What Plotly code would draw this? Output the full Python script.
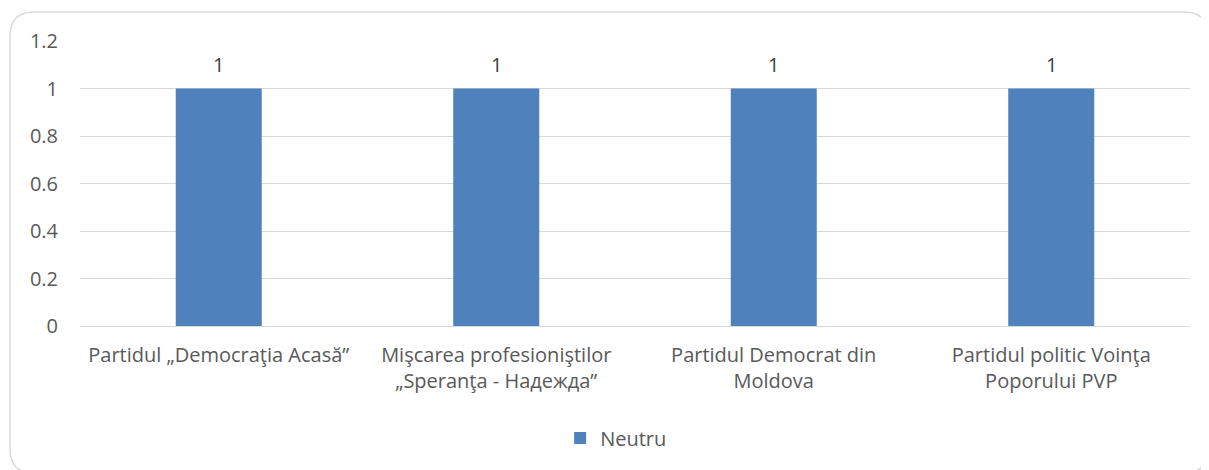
import plotly.graph_objects as go

categories = [
    "Partidul „Democraţia Acasă”",
    "Mişcarea profesioniştilor<br>„Speranţa - Надежда”",
    "Partidul Democrat din<br>Moldova",
    "Partidul politic Voinţa<br>Poporului PVP",
]
series_name = "Neutru"
values = [1, 1, 1, 1]
y_ticks = [0, 0.2, 0.4, 0.6, 0.8, 1, 1.2]
y_tick_labels = ["0", "0.2", "0.4", "0.6", "0.8", "1", "1.2"]

# page body has an 8px margin; compensate so the figure fills the window
OFF = 8
W, H = 1209 - OFF, 470 - OFF
ML, MR, MT, MB = 80 - OFF, 19, 41 - OFF, 144
PW, PH = W - ML - MR, H - MT - MB

FONT = "Open Sans, sans-serif"
GREY = "#595959"
FS = 20

fig = go.Figure()
fig.add_trace(go.Bar(
    x=categories, y=values, name=series_name,
    marker=dict(color="#4f81bd", line=dict(width=0)),
    width=0.31,
))

for c, v in zip(categories, values):
    fig.add_annotation(x=c, y=v, text=str(v), showarrow=False,
                       yshift=24, font=dict(size=FS, color="#404040", family=FONT))

# rounded outer border (paper coordinates), page-pixel positions
def px_x(x):
    return (x - OFF - ML) / PW

def px_y(y):
    return (OFF + MT + PH - y) / PH

x0, x1, y0, y1, r = 10, 1208, 12, 473, 24
path = (
    f"M {px_x(x0 + r)} {px_y(y0)} L {px_x(x1 - r)} {px_y(y0)} "
    f"Q {px_x(x1)} {px_y(y0)} {px_x(x1)} {px_y(y0 + r)} "
    f"L {px_x(x1)} {px_y(y1 - r)} Q {px_x(x1)} {px_y(y1)} {px_x(x1 - r)} {px_y(y1)} "
    f"L {px_x(x0 + r)} {px_y(y1)} Q {px_x(x0)} {px_y(y1)} {px_x(x0)} {px_y(y1 - r)} "
    f"L {px_x(x0)} {px_y(y0 + r)} Q {px_x(x0)} {px_y(y0)} {px_x(x0 + r)} {px_y(y0)} Z"
)
fig.add_shape(type="path", path=path, xref="paper", yref="paper",
              line=dict(color="#d9d9d9", width=1.5), layer="below")

fig.update_layout(
    width=W, height=H,
    margin=dict(l=ML, r=MR, t=MT, b=MB, autoexpand=False),
    paper_bgcolor="white", plot_bgcolor="white",
    font=dict(family=FONT, size=FS, color=GREY),
    showlegend=True,
    legend=dict(orientation="h", x=0.483, xanchor="center",
                y=(OFF + MT + PH - 438) / PH, yanchor="middle",
                font=dict(size=FS, color=GREY, family=FONT)),
    bargap=0.69,
)
fig.update_xaxes(showgrid=False, showline=False, ticks="", tickangle=0,
                 ticklabelstandoff=15,
                 tickfont=dict(size=FS, color=GREY, family=FONT))
fig.update_yaxes(range=[0, 1.2], tickvals=y_ticks, ticktext=y_tick_labels,
                 showgrid=True, gridcolor="#d9d9d9", gridwidth=1.3,
                 zeroline=True, zerolinecolor="#d9d9d9", zerolinewidth=1.3,
                 showline=False, ticks="outside", ticklen=17, tickcolor="rgba(0,0,0,0)",
                 tickfont=dict(size=FS, color=GREY, family=FONT))

fig.write_html("out.html")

### Task goal
Quote the material in full and exactly; do not carry over its pictures.

### Exercise response
What Plotly code would draw this? Output the full Python script.
import plotly.graph_objects as go

categories = [
    "Partidul „Democraţia Acasă”",
    "Mişcarea profesioniştilor<br>„Speranţa - Надежда”",
    "Partidul Democrat din<br>Moldova",
    "Partidul politic Voinţa<br>Poporului PVP",
]
series_name = "Neutru"
values = [1, 1, 1, 1]
y_ticks = [0, 0.2, 0.4, 0.6, 0.8, 1, 1.2]
y_tick_labels = ["0", "0.2", "0.4", "0.6", "0.8", "1", "1.2"]

# page body has an 8px margin; compensate so the figure fills the window
OFF = 8
W, H = 1209 - OFF, 470 - OFF
ML, MR, MT, MB = 80 - OFF, 19, 41 - OFF, 144
PW, PH = W - ML - MR, H - MT - MB

FONT = "Open Sans, sans-serif"
GREY = "#595959"
FS = 20

fig = go.Figure()
fig.add_trace(go.Bar(
    x=categories, y=values, name=series_name,
    marker=dict(color="#4f81bd", line=dict(width=0)),
    width=0.31,
))

for c, v in zip(categories, values):
    fig.add_annotation(x=c, y=v, text=str(v), showarrow=False,
                       yshift=24, font=dict(size=FS, color="#404040", family=FONT))

# rounded outer border (paper coordinates), page-pixel positions
def px_x(x):
    return (x - OFF - ML) / PW

def px_y(y):
    return (OFF + MT + PH - y) / PH

x0, x1, y0, y1, r = 10, 1208, 12, 473, 24
path = (
    f"M {px_x(x0 + r)} {px_y(y0)} L {px_x(x1 - r)} {px_y(y0)} "
    f"Q {px_x(x1)} {px_y(y0)} {px_x(x1)} {px_y(y0 + r)} "
    f"L {px_x(x1)} {px_y(y1 - r)} Q {px_x(x1)} {px_y(y1)} {px_x(x1 - r)} {px_y(y1)} "
    f"L {px_x(x0 + r)} {px_y(y1)} Q {px_x(x0)} {px_y(y1)} {px_x(x0)} {px_y(y1 - r)} "
    f"L {px_x(x0)} {px_y(y0 + r)} Q {px_x(x0)} {px_y(y0)} {px_x(x0 + r)} {px_y(y0)} Z"
)
fig.add_shape(type="path", path=path, xref="paper", yref="paper",
              line=dict(color="#d9d9d9", width=1.5), layer="below")

fig.update_layout(
    width=W, height=H,
    margin=dict(l=ML, r=MR, t=MT, b=MB, autoexpand=False),
    paper_bgcolor="white", plot_bgcolor="white",
    font=dict(family=FONT, size=FS, color=GREY),
    showlegend=True,
    legend=dict(orientation="h", x=0.483, xanchor="center",
                y=(OFF + MT + PH - 438) / PH, yanchor="middle",
                font=dict(size=FS, color=GREY, family=FONT)),
    bargap=0.69,
)
fig.update_xaxes(showgrid=False, showline=False, ticks="", tickangle=0,
                 ticklabelstandoff=15,
                 tickfont=dict(size=FS, color=GREY, family=FONT))
fig.update_yaxes(range=[0, 1.2], tickvals=y_ticks, ticktext=y_tick_labels,
                 showgrid=True, gridcolor="#d9d9d9", gridwidth=1.3,
                 zeroline=True, zerolinecolor="#d9d9d9", zerolinewidth=1.3,
                 showline=False, ticks="outside", ticklen=17, tickcolor="rgba(0,0,0,0)",
                 tickfont=dict(size=FS, color=GREY, family=FONT))

fig.write_html("out.html")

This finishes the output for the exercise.